EXERCISE —
State the number of lines, and only that number, in which the word "matplotlib" appears.

>> Begin SOURCE DATA

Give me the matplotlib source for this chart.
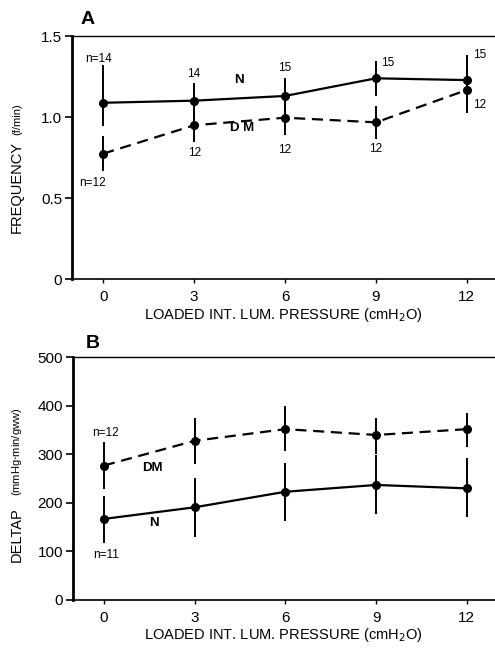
import matplotlib
matplotlib.use("Agg")
import matplotlib.pyplot as plt
import numpy as np

plt.rcParams['font.family'] = ['Liberation Sans Narrow', 'Liberation Sans', 'DejaVu Sans']

W, H = 495, 648

pressure = [0, 3, 6, 9, 12]

# panel A - frequency (f/min)
freq_n = [1.088, 1.101, 1.130, 1.239, 1.228]
freq_n_lo = [0.944, 0.99, 1.02, 1.13, 1.09]
freq_n_hi = [1.321, 1.212, 1.239, 1.348, 1.383]
freq_dm = [0.774, 0.949, 0.996, 0.967, 1.167]
freq_dm_lo = [0.667, 0.844, 0.889, 0.862, 1.027]
freq_dm_hi = [0.885, 1.054, 1.10, 1.07, 1.30]

# panel B - deltap (mmHg.min/gww)
dp_n = [167, 191, 223, 237, 230]
dp_n_lo = [118, 130, 163, 177, 170]
dp_n_hi = [214, 251, 283, 299, 292]
dp_dm = [277, 328, 352, 340, 352]
dp_dm_lo = [228, 280, 306, 300, 316]
dp_dm_hi = [325, 374, 400, 374, 386]


def errs(mean, lo, hi):
	mean = np.array(mean)
	return [mean - np.array(lo), np.array(hi) - mean]


def ftext(px, py, s, **kw):
	# place text by pixel position from the top-left corner
	fig.text(px / W, 1 - py / H, s, ha='center', va='center',
		family=['Liberation Sans', 'DejaVu Sans'], **kw)


def style_axes(ax, ymax, yticks, yticklabels):
	ax.set_xlim(-1.03, 12.93)
	ax.set_ylim(0, ymax)
	ax.set_xticks(pressure)
	ax.set_xticklabels([str(p) for p in pressure], fontsize=11)
	ax.set_yticks(yticks)
	ax.set_yticklabels(yticklabels, fontsize=11)
	ax.spines['right'].set_visible(False)
	ax.spines['left'].set_linewidth(2)
	ax.spines['bottom'].set_linewidth(1.2)
	ax.spines['top'].set_linewidth(1)
	ax.tick_params(axis='y', direction='out', length=5, width=1.2, pad=2)
	ax.tick_params(axis='x', direction='out', length=3, width=1, pad=5)
	ax.set_xlabel('LOADED INT. LUM. PRESSURE (cmH$_2$O)', fontsize=10.5,
		family=['Liberation Sans', 'DejaVu Sans'], labelpad=1)


def draw(ax, mean_n, err_n, mean_dm, err_dm):
	ax.errorbar(pressure, mean_n, yerr=err_n, color='black', lw=1.6, elinewidth=1.4,
		marker='o', ms=5.5, capsize=0)
	ax.errorbar(pressure, mean_dm, yerr=err_dm, color='black', lw=1.6, elinewidth=1.4,
		marker='o', ms=5.5, capsize=0, linestyle=(0, (5, 3)))


fig = plt.figure(figsize=(W / 100, H / 100), dpi=100)

axA = fig.add_axes([0.1455, 0.5694, 0.8545, 0.375])
draw(axA, freq_n, errs(freq_n, freq_n_lo, freq_n_hi), freq_dm, errs(freq_dm, freq_dm_lo, freq_dm_hi))
style_axes(axA, 1.5, [0, 0.5, 1.0, 1.5], ['0', '0.5', '1.0', '1.5'])
ftext(88, 19, 'A', fontsize=14, fontweight='bold')
ftext(17, 187, 'FREQUENCY', rotation=90, fontsize=10.5)
ftext(17, 119, '(f/min)', rotation=90, fontsize=8)

nsz = 8.5
axA.text(-0.15, 1.36, 'n=14', fontsize=nsz, ha='center', va='center')
axA.text(3, 1.265, '14', fontsize=nsz, ha='center', va='center')
axA.text(6, 1.30, '15', fontsize=nsz, ha='center', va='center')
axA.text(9.4, 1.335, '15', fontsize=nsz, ha='center', va='center')
axA.text(12.43, 1.38, '15', fontsize=nsz, ha='center', va='center')
axA.text(-0.35, 0.595, 'n=12', fontsize=nsz, ha='center', va='center')
axA.text(3, 0.78, '12', fontsize=nsz, ha='center', va='center')
axA.text(6, 0.796, '12', fontsize=nsz, ha='center', va='center')
axA.text(9, 0.80, '12', fontsize=nsz, ha='center', va='center')
axA.text(12.42, 1.074, '12', fontsize=nsz, ha='center', va='center')
axA.text(4.47, 1.228, 'N', fontsize=9.5, fontweight='bold', ha='center', va='center')
axA.text(4.58, 0.934, 'D M', fontsize=9.5, fontweight='bold', ha='center', va='center')

axB = fig.add_axes([0.147, 0.0741, 0.853, 0.3745])
draw(axB, dp_n, errs(dp_n, dp_n_lo, dp_n_hi), dp_dm, errs(dp_dm, dp_dm_lo, dp_dm_hi))
style_axes(axB, 500, [0, 100, 200, 300, 400, 500], ['0', '100', '200', '300', '400', '500'])
ftext(93, 343, 'B', fontsize=14, fontweight='bold')
ftext(17, 535, 'DELTAP', rotation=90, fontsize=10.5)
ftext(17, 452, '(mmHg$\\cdot$min/gww)', rotation=90, fontsize=8)
axB.text(0.05, 345, 'n=12', fontsize=nsz, ha='center', va='center')
axB.text(0.07, 93, 'n=11', fontsize=nsz, ha='center', va='center')
axB.text(1.61, 271, 'DM', fontsize=9.5, fontweight='bold', ha='center', va='center')
axB.text(1.65, 158, 'N', fontsize=9.5, fontweight='bold', ha='center', va='center')

fig.savefig('out.png', dpi=100)
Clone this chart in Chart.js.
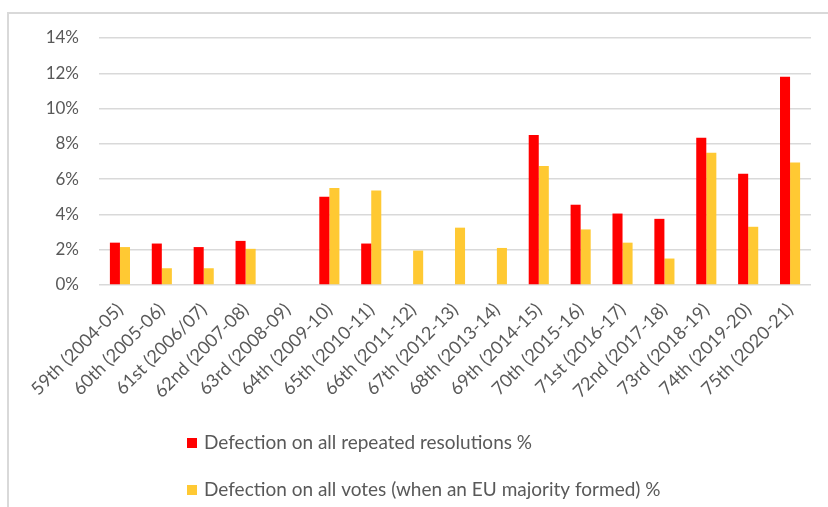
<!DOCTYPE html>
<html>
<head>
<meta charset="utf-8">
<script src="https://cdn.jsdelivr.net/npm/chart.js@4.4.0/dist/chart.umd.min.js"></script>
<style>
  html, body { margin: 0; padding: 0; background: #fff; }
  #wrap { position: relative; width: 828px; height: 507px; overflow: hidden; }
  #frame { position: absolute; left: 7px; top: 12px; width: 900px; height: 600px;
           border-left: 2px solid #d9d9d9; border-top: 2px solid #d9d9d9; }
  canvas { position: absolute; left: 0; top: 0; }
</style>
</head>
<body>
<div id="wrap">
  <div id="frame"></div>
  <canvas id="chartCanvas" width="828" height="507"></canvas>
</div>
<script>
const sessions = ['59th (2004-05)', '60th (2005-06)', '61st (2006/07)', '62nd (2007-08)', '63rd (2008-09)',
  '64th (2009-10)', '65th (2010-11)', '66th (2011-12)', '67th (2012-13)', '68th (2013-14)',
  '69th (2014-15)', '70th (2015-16)', '71st (2016-17)', '72nd (2017-18)', '73rd (2018-19)',
  '74th (2019-20)', '75th (2020-21)'];
const repeatedResolutions = [2.4, 2.35, 2.15, 2.5, null, 5.0, 2.35, null, null, null, 8.5, 4.55, 4.05, 3.75, 8.35, 6.3, 11.8];
const allVotes = [2.15, 0.95, 0.95, 2.05, null, 5.5, 5.35, 1.95, 3.25, 2.1, 6.75, 3.15, 2.4, 1.5, 7.5, 3.3, 6.95];
const yTicks = [0, 2, 4, 6, 8, 10, 12, 14];

const labelColor = '#595959';

// legend drawn one item per line, left aligned, like the original
const stackedLegend = {
  id: 'stackedLegend',
  afterDraw(chart) {
    const ctx = chart.ctx;
    ctx.save();
    chart.data.datasets.forEach((ds, i) => {
      const y = 443 + i * 47;
      ctx.fillStyle = ds.backgroundColor;
      ctx.fillRect(187, y - 5, 10, 10);
      ctx.fillStyle = labelColor;
      ctx.font = '19px Lato';
      ctx.textBaseline = 'middle';
      ctx.textAlign = 'left';
      ctx.fillText(ds.label, 204, y);
    });
    ctx.restore();
  }
};

const ctx = document.getElementById('chartCanvas').getContext('2d');
new Chart(ctx, {
  type: 'bar',
  data: {
    labels: sessions,
    datasets: [{
      label: 'Defection on all repeated resolutions %',
      data: repeatedResolutions,
      backgroundColor: '#ff0000'
    }, {
      label: 'Defection on all votes (when an EU majority formed) %',
      data: allVotes,
      backgroundColor: '#ffc933'
    }]
  },
  options: {
    responsive: false,
    animation: false,
    layout: { padding: { top: 38, right: 17, left: 0, bottom: 0 } },
    datasets: { bar: { categoryPercentage: 0.48, barPercentage: 1 } },
    plugins: {
      legend: { display: false },
      tooltip: { enabled: false }
    },
    scales: {
      x: {
        grid: { display: false },
        border: { display: false },
        ticks: {
          color: labelColor,
          font: { family: 'Lato', size: 18 },
          minRotation: 45,
          maxRotation: 45,
          autoSkip: false,
          padding: 6
        },
        afterFit(scale) { scale.height = 222; }
      },
      y: {
        min: 0,
        max: 14,
        afterBuildTicks(scale) { scale.ticks = yTicks.map(v => ({ value: v })); },
        grid: { color: '#d9d9d9', lineWidth: 1.5, drawTicks: false },
        border: { display: false },
        ticks: {
          color: labelColor,
          font: { family: 'Lato', size: 17 },
          padding: 20,
          callback: v => v + '%'
        },
        afterFit(scale) { scale.width = 99; }
      }
    }
  },
  plugins: [stackedLegend]
});
</script>
</body>
</html>
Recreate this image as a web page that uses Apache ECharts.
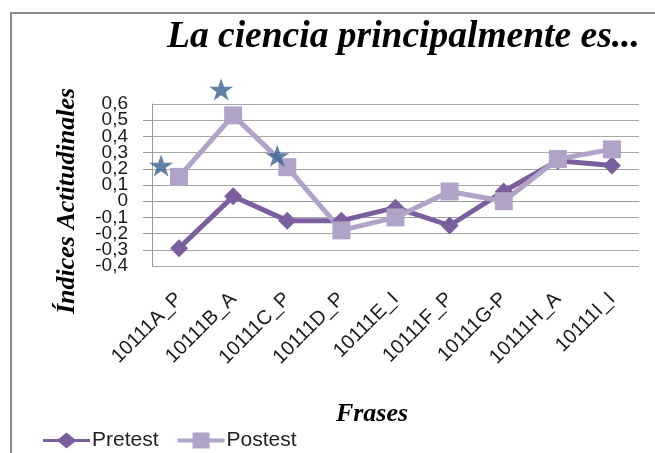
<!DOCTYPE html>
<html>
<head>
<meta charset="utf-8">
<script src="https://cdn.jsdelivr.net/npm/echarts@6/dist/echarts.min.js"></script>
<style>
  html, body { margin: 0; padding: 0; background: #fff; }
  #chart { width: 655px; height: 453px; }
</style>
</head>
<body>
<div id="chart"></div>
<script>
// data
var frases = ['10111A_P', '10111B_A', '10111C_P', '10111D_P', '10111E_I', '10111F_P', '10111G-P', '10111H_A', '10111I_I'];
var pretest = [-0.29, 0.03, -0.12, -0.12, -0.04, -0.15, 0.06, 0.25, 0.22];
var postest = [0.15, 0.53, 0.21, -0.18, -0.10, 0.06, 0.00, 0.26, 0.32];
// significance stars (first three phrases)
var starValues = [0.22, 0.69, 0.28];
var yMin = -0.4, yMax = 0.6;

var colPre = '#7b5e9d';
var colPost = '#b1a3c8';
var colStar = '#3a6391';
var starShift = [-18, -12, -10];

var chart = echarts.init(document.getElementById('chart'));

function fmt(v) {
    var s = (Math.round(v * 10) / 10).toFixed(1);
    if (s === '0.0' || s === '-0.0') return '0';
    return s.replace('.', ',');
}
// the labels overlap each other, echarts drops the end ones -> second axis only for min / max
function fmtEnds(v) {
    if (Math.abs(v - yMin) < 1e-6 || Math.abs(v - yMax) < 1e-6) return fmt(v);
    return '';
}

var starData = starValues.map(function (v, i) {
    return { value: [i, v], symbolOffset: [starShift[i], 0] };
});

var yLabel = { margin: 24, fontSize: 19, color: '#1a1a1a' };

// legend icons: thick line with marker in the middle (excel style)
var iconPre = 'path://M0,6.5 L15.5,6.5 L23.5,0 L31.5,6.5 L47,6.5 L47,9.5 L31.5,9.5 L23.5,16 L15.5,9.5 L0,9.5 Z';
var iconPost = 'path://M0,6 L15,6 L15,0 L32,0 L32,6 L47,6 L47,10 L32,10 L32,16 L15,16 L15,10 L0,10 Z';

var option = {
    animation: false,
    backgroundColor: '#fff',
    textStyle: { fontFamily: 'Liberation Sans' },
    grid: { left: 152, right: 16, top: 104, bottom: 187 },
    graphic: [
        {
            type: 'rect', silent: true, z: -1,
            shape: { x: 11, y: 13, width: 700, height: 500 },
            style: { fill: '#fff', stroke: '#8c8c8c', lineWidth: 2 }
        },
        {
            type: 'text', left: 167, top: 18,
            style: { text: 'La ciencia principalmente es...', fill: '#000',
                font: 'italic bold 37.5px "Liberation Serif"' }
        },
        {
            type: 'text', x: 67, y: 201, rotation: Math.PI / 2,
            style: { text: 'Índices Actitudinales', fill: '#000',
                font: 'italic bold 26px "Liberation Serif"', align: 'center', verticalAlign: 'middle' }
        },
        {
            type: 'text', x: 372, y: 414,
            style: { text: 'Frases', fill: '#000',
                font: 'italic bold 26px "Liberation Serif"', align: 'center', verticalAlign: 'middle' }
        }
    ],
    legend: {
        left: 38, top: 425,
        itemWidth: 47, itemHeight: 16, itemGap: 19,
        textStyle: { fontSize: 21, color: '#222', padding: [0, 0, 0, -3] },
        data: [
            { name: 'Pretest', icon: iconPre, itemStyle: { color: colPre } },
            { name: 'Postest', icon: iconPost, itemStyle: { color: colPost } }
        ]
    },
    xAxis: {
        type: 'category',
        data: frases,
        boundaryGap: true,
        axisLine: { lineStyle: { color: '#9a9a9a', width: 1 } },
        axisTick: { show: false },
        axisLabel: { rotate: 45, margin: 30, fontSize: 20, color: '#1a1a1a', interval: 0 }
    },
    yAxis: [
        {
            type: 'value',
            min: yMin, max: yMax, interval: 0.1,
            axisLine: { show: true, lineStyle: { color: '#9a9a9a', width: 1 } },
            axisTick: { show: true, inside: false, length: 9, lineStyle: { color: '#9a9a9a' } },
            splitLine: { lineStyle: { color: '#a6a6a6', width: 1 } },
            axisLabel: Object.assign({ formatter: fmt, showMinLabel: false, showMaxLabel: false }, yLabel)
        },
        {
            type: 'value', position: 'left',
            min: yMin, max: yMax, interval: 0.1,
            axisLine: { show: false }, axisTick: { show: false }, splitLine: { show: false },
            axisLabel: Object.assign({ formatter: fmtEnds, showMinLabel: true, showMaxLabel: true }, yLabel)
        }
    ],
    series: [
        {
            name: 'Pretest', type: 'line', data: pretest,
            symbol: 'diamond', symbolSize: 18,
            lineStyle: { color: colPre, width: 5 },
            itemStyle: { color: colPre }
        },
        {
            name: 'Postest', type: 'line', data: postest,
            symbol: 'rect', symbolSize: 18,
            lineStyle: { color: colPost, width: 5 },
            itemStyle: { color: colPost }
        },
        {
            name: 'sig', type: 'scatter', data: starData,
            symbol: 'path://M12,0 L14.9,8.6 L24,8.6 L16.6,14 L19.4,22.8 L12,17.4 L4.6,22.8 L7.4,14 L0,8.6 L9.1,8.6 Z',
            symbolSize: [24, 22],
            clip: false, z: 5,
            itemStyle: { color: colStar }
        }
    ]
};

chart.setOption(option);
</script>
</body>
</html>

>> End SOURCE DATA

OUTPUT FOR THIS EXERCISE —
4